**Short problem:** Set down each line of the material that follows, exactly, with no pictures.

□ □ □ □ □

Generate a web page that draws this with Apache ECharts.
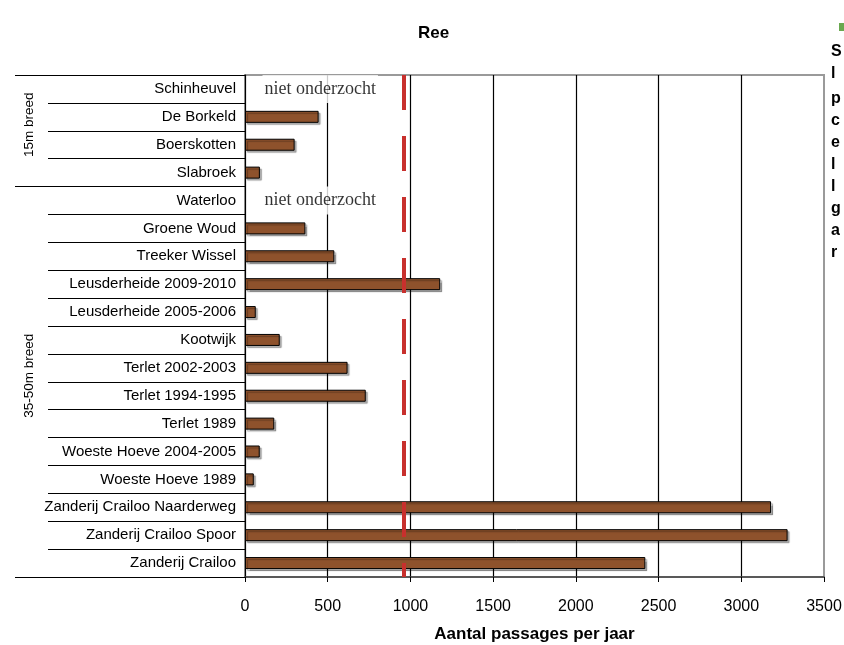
<!DOCTYPE html>
<html><head><meta charset="utf-8">
<script src="https://cdn.jsdelivr.net/npm/echarts@6/dist/echarts.min.js"></script>
<style>html,body{margin:0;padding:0;background:#fff;overflow:hidden}#c{width:844px;height:645px}</style>
</head><body><div id="c"></div>
<script>
// ---- data ----
const categories = ['Schinheuvel','De Borkeld','Boerskotten','Slabroek','Waterloo','Groene Woud','Treeker Wissel','Leusderheide 2009-2010','Leusderheide 2005-2006','Kootwijk','Terlet 2002-2003','Terlet 1994-1995','Terlet 1989','Woeste Hoeve 2004-2005','Woeste Hoeve 1989','Zanderij Crailoo Naarderweg','Zanderij Crailoo Spoor','Zanderij Crailoo'];
const passages = [null,445,300,90,null,365,540,1180,65,210,620,730,177,89,53,3180,3280,2420];
const notStudied = ['Schinheuvel','Waterloo'];
const notStudiedText = 'niet onderzocht';
const groupStarts = ['Schinheuvel','Waterloo'];
const groupNames = ['15m breed','35-50m breed'];
const threshold = 960;
const xMin = 0, xMax = 3500, xInterval = 500;
const titleText = 'Ree';
const xAxisName = 'Aantal passages per jaar';
const sideLetters = ['S','l','p','c','e','l','l','g','a','r'];
const sideLetterY = [52,74,99,121,143,165,187,209,231,253];

const SANS = 'Liberation Sans, Arial, sans-serif';
const SERIF = 'Liberation Serif, Times New Roman, serif';

const chart = echarts.init(document.getElementById('c'), null, {renderer:'canvas'});
const option = {
  animation: false,
  backgroundColor: '#fff',
  textStyle: {fontFamily: SANS},
  title: {text: titleText, left: 413, top: 20, textStyle: {fontSize: 17, fontWeight: 'bold', color: '#000', fontFamily: SANS}},
  grid: {left: 245, right: 20, top: 75, bottom: 68, show: true, borderColor: '#9a9a9a', borderWidth: 2,
    backgroundColor: 'transparent', containLabel: false, outerBoundsMode: 'none'},
  xAxis: {
    type: 'value', min: xMin, max: xMax, interval: xInterval,
    axisLine: {show: true, lineStyle: {color: '#444', width: 1.5}},
    axisTick: {show: true, length: 5, lineStyle: {color: '#000'}},
    axisLabel: {fontSize: 16, color: '#000', margin: 22, fontFamily: SANS, formatter: function (v) { return String(v); }},
    splitLine: {show: true, showMinLine: false, showMaxLine: false, lineStyle: {color: '#000', width: 1.2}},
    name: xAxisName, nameLocation: 'middle', nameGap: 49,
    nameTextStyle: {fontSize: 17, fontWeight: 'bold', color: '#000', fontFamily: SANS}
  },
  yAxis: [{
    type: 'category', data: categories, inverse: true,
    axisLine: {show: true, lineStyle: {color: '#000', width: 1.2}},
    axisTick: {show: true, interval: 0, length: 197, lineStyle: {color: '#000', width: 1.2}},
    axisLabel: {fontSize: 15, color: '#000', margin: 9, interval: 0, fontFamily: SANS},
    splitLine: {show: false}
  }, {
    type: 'category', data: categories, inverse: true, position: 'left',
    axisLine: {show: false},
    axisTick: {show: true, length: 230, interval: function (i, v) { return groupStarts.indexOf(v) >= 0; }, lineStyle: {color: '#000', width: 1.2}},
    axisLabel: {show: false},
    splitLine: {show: false}
  }],
  series: [{
    type: 'bar', data: passages, barWidth: 12, yAxisIndex: 0,
    itemStyle: {color: '#8E522C', borderColor: '#000', borderWidth: 1,
      shadowColor: 'rgba(0,0,0,0.3)', shadowOffsetX: 2, shadowOffsetY: 2, shadowBlur: 1},
    markLine: {
      silent: true, symbol: 'none', label: {show: false},
      lineStyle: {color: '#C8302D', width: 4, type: [35, 26], opacity: 1},
      data: [{xAxis: threshold}]
    }
  }, {
    type: 'scatter', yAxisIndex: 0, silent: true,
    data: notStudied.map(n => [0, n]),
    symbolSize: 1, itemStyle: {color: 'rgba(0,0,0,0)'},
    label: {show: true, position: 'right', distance: 17, formatter: notStudiedText,
      fontFamily: SERIF, fontSize: 18, color: '#000', backgroundColor: '#fff',
      lineHeight: 20, padding: [4, 2, 4, 2]}
  }]
};
chart.setOption(option);

const gfx = [];
groupNames.forEach((g, k) => {
  const s = categories.indexOf(groupStarts[k]);
  const e = k + 1 < groupStarts.length ? categories.indexOf(groupStarts[k + 1]) - 1 : categories.length - 1;
  const y0 = chart.convertToPixel({yAxisIndex: 0}, categories[s]);
  const y1 = chart.convertToPixel({yAxisIndex: 0}, categories[e]);
  gfx.push({type: 'text', x: 29, y: (y0 + y1) / 2 - 6, rotation: Math.PI / 2,
    style: {text: g, x: 0, y: 0, align: 'center', verticalAlign: 'middle', fontSize: 13.5, fontFamily: SANS, fill: '#000'}});
});
gfx.push({type: 'rect', shape: {x: 839, y: 23, width: 5, height: 8}, style: {fill: '#6aa84f'}});
sideLetters.forEach((l, i) => {
  gfx.push({type: 'text', x: 831, y: sideLetterY[i],
    style: {text: l, align: 'left', verticalAlign: 'middle', fontSize: 16, fontWeight: 'bold', fontFamily: SANS, fill: '#000'}});
});
chart.setOption({graphic: gfx});
</script></body></html>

□ □ □ □ □

**Answer in full:**
Generate a web page that draws this with Apache ECharts.
<!DOCTYPE html>
<html><head><meta charset="utf-8">
<script src="https://cdn.jsdelivr.net/npm/echarts@6/dist/echarts.min.js"></script>
<style>html,body{margin:0;padding:0;background:#fff;overflow:hidden}#c{width:844px;height:645px}</style>
</head><body><div id="c"></div>
<script>
// ---- data ----
const categories = ['Schinheuvel','De Borkeld','Boerskotten','Slabroek','Waterloo','Groene Woud','Treeker Wissel','Leusderheide 2009-2010','Leusderheide 2005-2006','Kootwijk','Terlet 2002-2003','Terlet 1994-1995','Terlet 1989','Woeste Hoeve 2004-2005','Woeste Hoeve 1989','Zanderij Crailoo Naarderweg','Zanderij Crailoo Spoor','Zanderij Crailoo'];
const passages = [null,445,300,90,null,365,540,1180,65,210,620,730,177,89,53,3180,3280,2420];
const notStudied = ['Schinheuvel','Waterloo'];
const notStudiedText = 'niet onderzocht';
const groupStarts = ['Schinheuvel','Waterloo'];
const groupNames = ['15m breed','35-50m breed'];
const threshold = 960;
const xMin = 0, xMax = 3500, xInterval = 500;
const titleText = 'Ree';
const xAxisName = 'Aantal passages per jaar';
const sideLetters = ['S','l','p','c','e','l','l','g','a','r'];
const sideLetterY = [52,74,99,121,143,165,187,209,231,253];

const SANS = 'Liberation Sans, Arial, sans-serif';
const SERIF = 'Liberation Serif, Times New Roman, serif';

const chart = echarts.init(document.getElementById('c'), null, {renderer:'canvas'});
const option = {
  animation: false,
  backgroundColor: '#fff',
  textStyle: {fontFamily: SANS},
  title: {text: titleText, left: 413, top: 20, textStyle: {fontSize: 17, fontWeight: 'bold', color: '#000', fontFamily: SANS}},
  grid: {left: 245, right: 20, top: 75, bottom: 68, show: true, borderColor: '#9a9a9a', borderWidth: 2,
    backgroundColor: 'transparent', containLabel: false, outerBoundsMode: 'none'},
  xAxis: {
    type: 'value', min: xMin, max: xMax, interval: xInterval,
    axisLine: {show: true, lineStyle: {color: '#444', width: 1.5}},
    axisTick: {show: true, length: 5, lineStyle: {color: '#000'}},
    axisLabel: {fontSize: 16, color: '#000', margin: 22, fontFamily: SANS, formatter: function (v) { return String(v); }},
    splitLine: {show: true, showMinLine: false, showMaxLine: false, lineStyle: {color: '#000', width: 1.2}},
    name: xAxisName, nameLocation: 'middle', nameGap: 49,
    nameTextStyle: {fontSize: 17, fontWeight: 'bold', color: '#000', fontFamily: SANS}
  },
  yAxis: [{
    type: 'category', data: categories, inverse: true,
    axisLine: {show: true, lineStyle: {color: '#000', width: 1.2}},
    axisTick: {show: true, interval: 0, length: 197, lineStyle: {color: '#000', width: 1.2}},
    axisLabel: {fontSize: 15, color: '#000', margin: 9, interval: 0, fontFamily: SANS},
    splitLine: {show: false}
  }, {
    type: 'category', data: categories, inverse: true, position: 'left',
    axisLine: {show: false},
    axisTick: {show: true, length: 230, interval: function (i, v) { return groupStarts.indexOf(v) >= 0; }, lineStyle: {color: '#000', width: 1.2}},
    axisLabel: {show: false},
    splitLine: {show: false}
  }],
  series: [{
    type: 'bar', data: passages, barWidth: 12, yAxisIndex: 0,
    itemStyle: {color: '#8E522C', borderColor: '#000', borderWidth: 1,
      shadowColor: 'rgba(0,0,0,0.3)', shadowOffsetX: 2, shadowOffsetY: 2, shadowBlur: 1},
    markLine: {
      silent: true, symbol: 'none', label: {show: false},
      lineStyle: {color: '#C8302D', width: 4, type: [35, 26], opacity: 1},
      data: [{xAxis: threshold}]
    }
  }, {
    type: 'scatter', yAxisIndex: 0, silent: true,
    data: notStudied.map(n => [0, n]),
    symbolSize: 1, itemStyle: {color: 'rgba(0,0,0,0)'},
    label: {show: true, position: 'right', distance: 17, formatter: notStudiedText,
      fontFamily: SERIF, fontSize: 18, color: '#000', backgroundColor: '#fff',
      lineHeight: 20, padding: [4, 2, 4, 2]}
  }]
};
chart.setOption(option);

const gfx = [];
groupNames.forEach((g, k) => {
  const s = categories.indexOf(groupStarts[k]);
  const e = k + 1 < groupStarts.length ? categories.indexOf(groupStarts[k + 1]) - 1 : categories.length - 1;
  const y0 = chart.convertToPixel({yAxisIndex: 0}, categories[s]);
  const y1 = chart.convertToPixel({yAxisIndex: 0}, categories[e]);
  gfx.push({type: 'text', x: 29, y: (y0 + y1) / 2 - 6, rotation: Math.PI / 2,
    style: {text: g, x: 0, y: 0, align: 'center', verticalAlign: 'middle', fontSize: 13.5, fontFamily: SANS, fill: '#000'}});
});
gfx.push({type: 'rect', shape: {x: 839, y: 23, width: 5, height: 8}, style: {fill: '#6aa84f'}});
sideLetters.forEach((l, i) => {
  gfx.push({type: 'text', x: 831, y: sideLetterY[i],
    style: {text: l, align: 'left', verticalAlign: 'middle', fontSize: 16, fontWeight: 'bold', fontFamily: SANS, fill: '#000'}});
});
chart.setOption({graphic: gfx});
</script></body></html>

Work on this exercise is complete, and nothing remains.